Airbus will fit head-up displays, increase precision navigation capabilities to aid flight in dense airspace, and provide runway overrun protection systems.

“We’re spending a fair bit on development,” says Hamilton. “We’re trying to address all the levers that can be pulled.”

To prolong the life of the engines Airbus plans to derate the powerplants. While the limit has yet to be finalised, Hamilton points out that thrust levels on early A330 variants were around 64,000lb.

Airbus has developed 21 weight variants of the A330-300, including 205t versions and even a 184t option. But Hamilton says the new regional variant aims to take advantage of the latest production standard, and capabilities including the higher zero-fuel weight.

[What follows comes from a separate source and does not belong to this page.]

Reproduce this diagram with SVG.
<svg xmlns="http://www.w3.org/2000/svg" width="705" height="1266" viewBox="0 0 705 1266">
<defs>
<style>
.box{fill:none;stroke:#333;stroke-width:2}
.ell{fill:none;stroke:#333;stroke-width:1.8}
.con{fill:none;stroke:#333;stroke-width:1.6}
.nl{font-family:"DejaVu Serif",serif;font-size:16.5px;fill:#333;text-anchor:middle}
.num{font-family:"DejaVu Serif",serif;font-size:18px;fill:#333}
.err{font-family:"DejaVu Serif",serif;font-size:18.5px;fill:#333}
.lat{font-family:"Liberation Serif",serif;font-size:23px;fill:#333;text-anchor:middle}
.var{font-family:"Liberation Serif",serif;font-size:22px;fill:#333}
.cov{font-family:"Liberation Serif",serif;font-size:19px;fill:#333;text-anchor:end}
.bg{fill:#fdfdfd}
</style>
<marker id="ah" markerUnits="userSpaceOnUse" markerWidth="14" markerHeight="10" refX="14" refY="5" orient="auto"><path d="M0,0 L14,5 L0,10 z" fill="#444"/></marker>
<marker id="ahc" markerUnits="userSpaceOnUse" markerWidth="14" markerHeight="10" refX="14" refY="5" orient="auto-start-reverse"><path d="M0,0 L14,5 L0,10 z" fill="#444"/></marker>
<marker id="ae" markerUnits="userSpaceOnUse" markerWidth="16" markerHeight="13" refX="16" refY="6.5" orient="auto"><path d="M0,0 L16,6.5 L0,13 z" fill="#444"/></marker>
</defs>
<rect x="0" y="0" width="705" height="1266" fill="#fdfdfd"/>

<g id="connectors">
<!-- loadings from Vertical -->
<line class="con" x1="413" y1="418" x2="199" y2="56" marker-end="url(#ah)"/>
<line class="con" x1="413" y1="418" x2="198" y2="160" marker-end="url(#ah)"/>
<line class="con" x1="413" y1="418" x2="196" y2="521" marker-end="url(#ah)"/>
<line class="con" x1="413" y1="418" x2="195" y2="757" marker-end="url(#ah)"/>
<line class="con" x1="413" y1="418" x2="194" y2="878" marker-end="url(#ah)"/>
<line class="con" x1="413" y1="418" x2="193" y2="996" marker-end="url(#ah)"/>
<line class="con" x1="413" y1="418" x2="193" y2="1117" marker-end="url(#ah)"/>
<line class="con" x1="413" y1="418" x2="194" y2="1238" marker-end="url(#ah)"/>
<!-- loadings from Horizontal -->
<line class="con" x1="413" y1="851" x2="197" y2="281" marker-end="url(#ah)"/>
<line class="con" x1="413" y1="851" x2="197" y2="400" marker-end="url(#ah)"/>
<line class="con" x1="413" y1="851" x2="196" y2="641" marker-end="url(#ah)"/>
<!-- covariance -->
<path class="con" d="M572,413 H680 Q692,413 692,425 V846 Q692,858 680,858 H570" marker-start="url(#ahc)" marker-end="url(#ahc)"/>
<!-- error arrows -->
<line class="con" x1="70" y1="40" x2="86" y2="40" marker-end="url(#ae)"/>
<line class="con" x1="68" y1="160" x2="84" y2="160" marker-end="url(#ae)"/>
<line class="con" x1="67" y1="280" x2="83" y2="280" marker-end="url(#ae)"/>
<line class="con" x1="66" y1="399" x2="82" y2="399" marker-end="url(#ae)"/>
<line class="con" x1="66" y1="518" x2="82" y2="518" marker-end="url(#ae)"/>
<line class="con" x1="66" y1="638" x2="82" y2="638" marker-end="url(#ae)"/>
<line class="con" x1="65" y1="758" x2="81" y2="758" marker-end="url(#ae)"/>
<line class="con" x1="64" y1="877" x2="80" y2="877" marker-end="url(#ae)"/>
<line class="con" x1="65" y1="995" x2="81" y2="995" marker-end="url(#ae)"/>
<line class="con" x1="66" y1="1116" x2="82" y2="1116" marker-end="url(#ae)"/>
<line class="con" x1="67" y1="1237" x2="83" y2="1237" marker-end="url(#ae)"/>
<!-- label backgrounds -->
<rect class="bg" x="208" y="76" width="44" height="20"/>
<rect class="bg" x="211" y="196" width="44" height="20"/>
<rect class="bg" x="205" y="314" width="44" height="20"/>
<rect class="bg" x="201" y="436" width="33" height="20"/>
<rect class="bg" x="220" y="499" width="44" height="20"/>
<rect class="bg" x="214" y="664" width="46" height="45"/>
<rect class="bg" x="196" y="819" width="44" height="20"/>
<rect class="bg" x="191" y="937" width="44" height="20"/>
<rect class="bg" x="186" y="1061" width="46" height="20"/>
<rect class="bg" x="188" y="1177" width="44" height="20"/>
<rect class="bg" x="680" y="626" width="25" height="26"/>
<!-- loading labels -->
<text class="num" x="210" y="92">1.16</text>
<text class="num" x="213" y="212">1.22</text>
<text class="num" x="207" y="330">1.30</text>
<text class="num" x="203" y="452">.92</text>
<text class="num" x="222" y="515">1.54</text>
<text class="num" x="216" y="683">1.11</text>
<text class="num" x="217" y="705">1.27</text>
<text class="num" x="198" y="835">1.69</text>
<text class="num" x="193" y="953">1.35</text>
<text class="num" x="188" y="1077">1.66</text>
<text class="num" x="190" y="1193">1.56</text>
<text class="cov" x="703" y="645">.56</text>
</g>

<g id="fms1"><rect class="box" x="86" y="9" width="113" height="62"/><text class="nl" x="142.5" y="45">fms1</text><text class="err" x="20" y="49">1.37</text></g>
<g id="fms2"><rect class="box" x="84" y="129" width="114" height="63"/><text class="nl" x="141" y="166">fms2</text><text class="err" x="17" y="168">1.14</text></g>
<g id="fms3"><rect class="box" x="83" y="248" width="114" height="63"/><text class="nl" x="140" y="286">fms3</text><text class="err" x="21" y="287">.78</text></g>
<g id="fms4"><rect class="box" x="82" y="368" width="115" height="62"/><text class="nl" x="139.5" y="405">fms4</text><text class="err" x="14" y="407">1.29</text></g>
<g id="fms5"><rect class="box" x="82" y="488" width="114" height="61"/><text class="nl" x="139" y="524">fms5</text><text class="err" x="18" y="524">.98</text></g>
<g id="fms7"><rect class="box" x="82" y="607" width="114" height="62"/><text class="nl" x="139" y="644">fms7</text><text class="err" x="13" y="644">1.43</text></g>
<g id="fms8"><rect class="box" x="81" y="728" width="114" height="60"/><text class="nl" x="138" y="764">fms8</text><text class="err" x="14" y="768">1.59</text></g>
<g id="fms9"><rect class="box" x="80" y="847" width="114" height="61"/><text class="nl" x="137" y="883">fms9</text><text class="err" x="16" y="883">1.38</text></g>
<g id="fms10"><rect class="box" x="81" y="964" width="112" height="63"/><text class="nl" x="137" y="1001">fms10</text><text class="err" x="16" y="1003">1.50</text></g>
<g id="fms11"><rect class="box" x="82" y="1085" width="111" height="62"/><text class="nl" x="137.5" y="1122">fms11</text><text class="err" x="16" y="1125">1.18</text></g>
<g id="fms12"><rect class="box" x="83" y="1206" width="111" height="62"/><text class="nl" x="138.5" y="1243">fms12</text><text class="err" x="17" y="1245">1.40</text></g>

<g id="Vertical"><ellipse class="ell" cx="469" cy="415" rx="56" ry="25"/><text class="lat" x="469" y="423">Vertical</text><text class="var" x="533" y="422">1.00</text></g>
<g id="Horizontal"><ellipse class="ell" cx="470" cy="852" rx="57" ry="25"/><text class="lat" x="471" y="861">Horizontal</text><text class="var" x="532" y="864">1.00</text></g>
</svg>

The aircraft’s development will be undertaken in parallel to the 242t version, and enter service in early 2015 – slightly ahead of the higher-weight jet.

Airbus believes the type will appeal to the Chinese market, in particular, and provide economic advantages through a higher-density cabin and lower airport and air navigation charges.

“These operations are all about making money, and lowering costs,” says Hamilton.

The A330-300 is certificated to carry up to 440 passengers. Cebu Pacific of the Philippines has a single-class layout for 436. While customers will dictate interior layouts for the regional variant, Airbus says it is aiming at the 400-seat market.

Five years ago Airbus also indicated that it would offer a reduced-weight version of the new A350, including an engine derate, for medium-haul operations. Singapore Airlines signed up to take a lower-weight version of the A350-900 earlier this year.